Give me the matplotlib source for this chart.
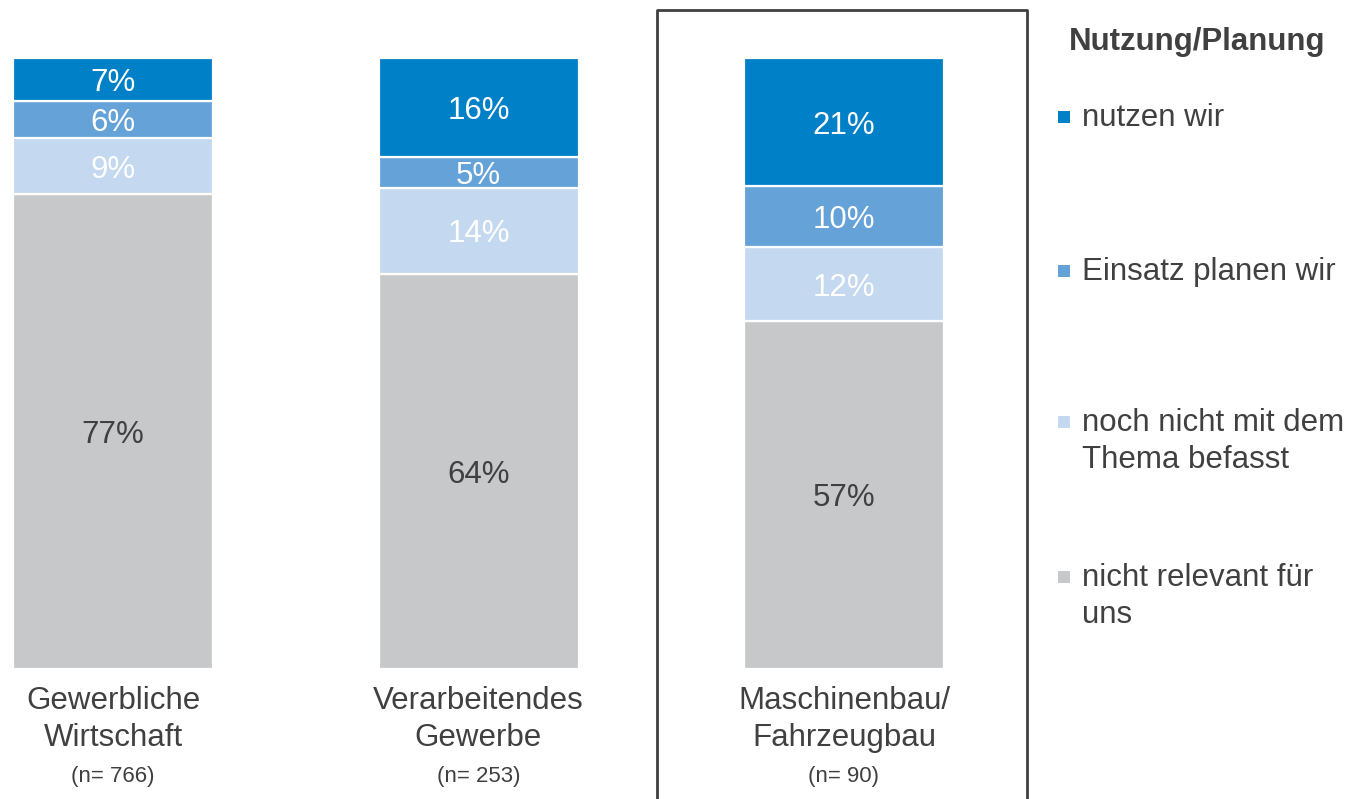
import matplotlib
matplotlib.use("Agg")
import matplotlib.pyplot as plt
from matplotlib.patches import Rectangle
import numpy as np

plt.rcParams['font.family'] = ['Liberation Sans', 'DejaVu Sans']

categories = ["Gewerbliche\nWirtschaft", "Verarbeitendes\nGewerbe", "Maschinenbau/\nFahrzeugbau"]
sample_sizes = ["(n= 766)", "(n= 253)", "(n= 90)"]
series_names = ["nicht relevant für\nuns", "noch nicht mit dem\nThema befasst", "Einsatz planen wir", "nutzen wir"]
nicht_relevant = [77, 64, 57]
noch_nicht = [9, 14, 12]
einsatz_planen = [6, 5, 10]
nutzen = [7, 16, 21]
legend_title = "Nutzung/Planung"

colors = ["#C7C8CA", "#C4D8EF", "#64A2D7", "#0080C6"]
label_colors = ["#404040", "white", "white", "white"]
txt = "#404040"
FS = 22.5

W, H = 1353, 799
fig = plt.figure(figsize=(W / 100, H / 100), dpi=100)

# axes: x data unit = 365.5 px, bar 0 center at px 113; y 0 at px 669, 100 at px 58
x_lo, x_hi = -0.3, 2.3
unit = 365.5
left_px = 113 + x_lo * unit
right_px = 113 + x_hi * unit
ax = fig.add_axes([left_px / W, (H - 669) / H, (right_px - left_px) / W, (669 - 58) / H])
ax.set_xlim(x_lo, x_hi)
ax.set_ylim(0, 100)
ax.axis('off')

series = np.array([nicht_relevant, noch_nicht, einsatz_planen, nutzen], dtype=float)
totals = series.sum(axis=0)
shares = series / totals * 100
x = np.arange(len(categories))
bw = 200 / unit
bottom = np.zeros(len(categories))
for i in range(len(series)):
    ax.bar(x, shares[i], bw, bottom=bottom, color=colors[i], edgecolor='white', linewidth=1.6)
    for j in range(len(categories)):
        ax.annotate(f"{int(series[i][j])}%", xy=(x[j], bottom[j] + shares[i][j] / 2),
                    xytext=(0, -0.37 * FS), textcoords='offset points',
                    ha='center', va='baseline', fontsize=FS, color=label_colors[i])
    bottom += shares[i]

# category labels
for j in range(len(categories)):
    ax.text(x[j], -2.8, categories[j], ha='center', va='top', fontsize=FS,
            color=txt, linespacing=1.3)
    ax.text(x[j], -15.8, sample_sizes[j], ha='center', va='top', fontsize=16, color=txt)

# highlight box around third category
bx0, bx1, by_top = 657, 1027, 10
fig.add_artist(plt.Line2D([bx0 / W, bx0 / W, bx1 / W, bx1 / W],
                          [-0.01, 1 - by_top / H, 1 - by_top / H, -0.01],
                          transform=fig.transFigure, color="#404040", linewidth=2))

# legend
fig.text(1197 / W, 1 - 42 / H, legend_title, ha='center', va='center',
         fontsize=FS, fontweight='bold', color=txt)
legend_order = [3, 2, 1, 0]
legend_y = [117, 271, 422, 577]
for k, idx in enumerate(legend_order):
    yc = legend_y[k]
    fig.add_artist(Rectangle((1058 / W, 1 - (yc + 6) / H), 12 / W, 12 / H,
                             transform=fig.transFigure, facecolor=colors[idx],
                             edgecolor='none'))
    fig.text(1082 / W, 1 - (yc - 14) / H, series_names[idx], ha='left', va='top',
             fontsize=FS, color=txt, linespacing=1.3)

fig.savefig("out.png", dpi=100)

### WHAT IS REQUIRED
Reproduce the whole listing word for word, setting aside any pictures.

### REPLY
Give me the matplotlib source for this chart.
import matplotlib
matplotlib.use("Agg")
import matplotlib.pyplot as plt
from matplotlib.patches import Rectangle
import numpy as np

plt.rcParams['font.family'] = ['Liberation Sans', 'DejaVu Sans']

categories = ["Gewerbliche\nWirtschaft", "Verarbeitendes\nGewerbe", "Maschinenbau/\nFahrzeugbau"]
sample_sizes = ["(n= 766)", "(n= 253)", "(n= 90)"]
series_names = ["nicht relevant für\nuns", "noch nicht mit dem\nThema befasst", "Einsatz planen wir", "nutzen wir"]
nicht_relevant = [77, 64, 57]
noch_nicht = [9, 14, 12]
einsatz_planen = [6, 5, 10]
nutzen = [7, 16, 21]
legend_title = "Nutzung/Planung"

colors = ["#C7C8CA", "#C4D8EF", "#64A2D7", "#0080C6"]
label_colors = ["#404040", "white", "white", "white"]
txt = "#404040"
FS = 22.5

W, H = 1353, 799
fig = plt.figure(figsize=(W / 100, H / 100), dpi=100)

# axes: x data unit = 365.5 px, bar 0 center at px 113; y 0 at px 669, 100 at px 58
x_lo, x_hi = -0.3, 2.3
unit = 365.5
left_px = 113 + x_lo * unit
right_px = 113 + x_hi * unit
ax = fig.add_axes([left_px / W, (H - 669) / H, (right_px - left_px) / W, (669 - 58) / H])
ax.set_xlim(x_lo, x_hi)
ax.set_ylim(0, 100)
ax.axis('off')

series = np.array([nicht_relevant, noch_nicht, einsatz_planen, nutzen], dtype=float)
totals = series.sum(axis=0)
shares = series / totals * 100
x = np.arange(len(categories))
bw = 200 / unit
bottom = np.zeros(len(categories))
for i in range(len(series)):
    ax.bar(x, shares[i], bw, bottom=bottom, color=colors[i], edgecolor='white', linewidth=1.6)
    for j in range(len(categories)):
        ax.annotate(f"{int(series[i][j])}%", xy=(x[j], bottom[j] + shares[i][j] / 2),
                    xytext=(0, -0.37 * FS), textcoords='offset points',
                    ha='center', va='baseline', fontsize=FS, color=label_colors[i])
    bottom += shares[i]

# category labels
for j in range(len(categories)):
    ax.text(x[j], -2.8, categories[j], ha='center', va='top', fontsize=FS,
            color=txt, linespacing=1.3)
    ax.text(x[j], -15.8, sample_sizes[j], ha='center', va='top', fontsize=16, color=txt)

# highlight box around third category
bx0, bx1, by_top = 657, 1027, 10
fig.add_artist(plt.Line2D([bx0 / W, bx0 / W, bx1 / W, bx1 / W],
                          [-0.01, 1 - by_top / H, 1 - by_top / H, -0.01],
                          transform=fig.transFigure, color="#404040", linewidth=2))

# legend
fig.text(1197 / W, 1 - 42 / H, legend_title, ha='center', va='center',
         fontsize=FS, fontweight='bold', color=txt)
legend_order = [3, 2, 1, 0]
legend_y = [117, 271, 422, 577]
for k, idx in enumerate(legend_order):
    yc = legend_y[k]
    fig.add_artist(Rectangle((1058 / W, 1 - (yc + 6) / H), 12 / W, 12 / H,
                             transform=fig.transFigure, facecolor=colors[idx],
                             edgecolor='none'))
    fig.text(1082 / W, 1 - (yc - 14) / H, series_names[idx], ha='left', va='top',
             fontsize=FS, color=txt, linespacing=1.3)

fig.savefig("out.png", dpi=100)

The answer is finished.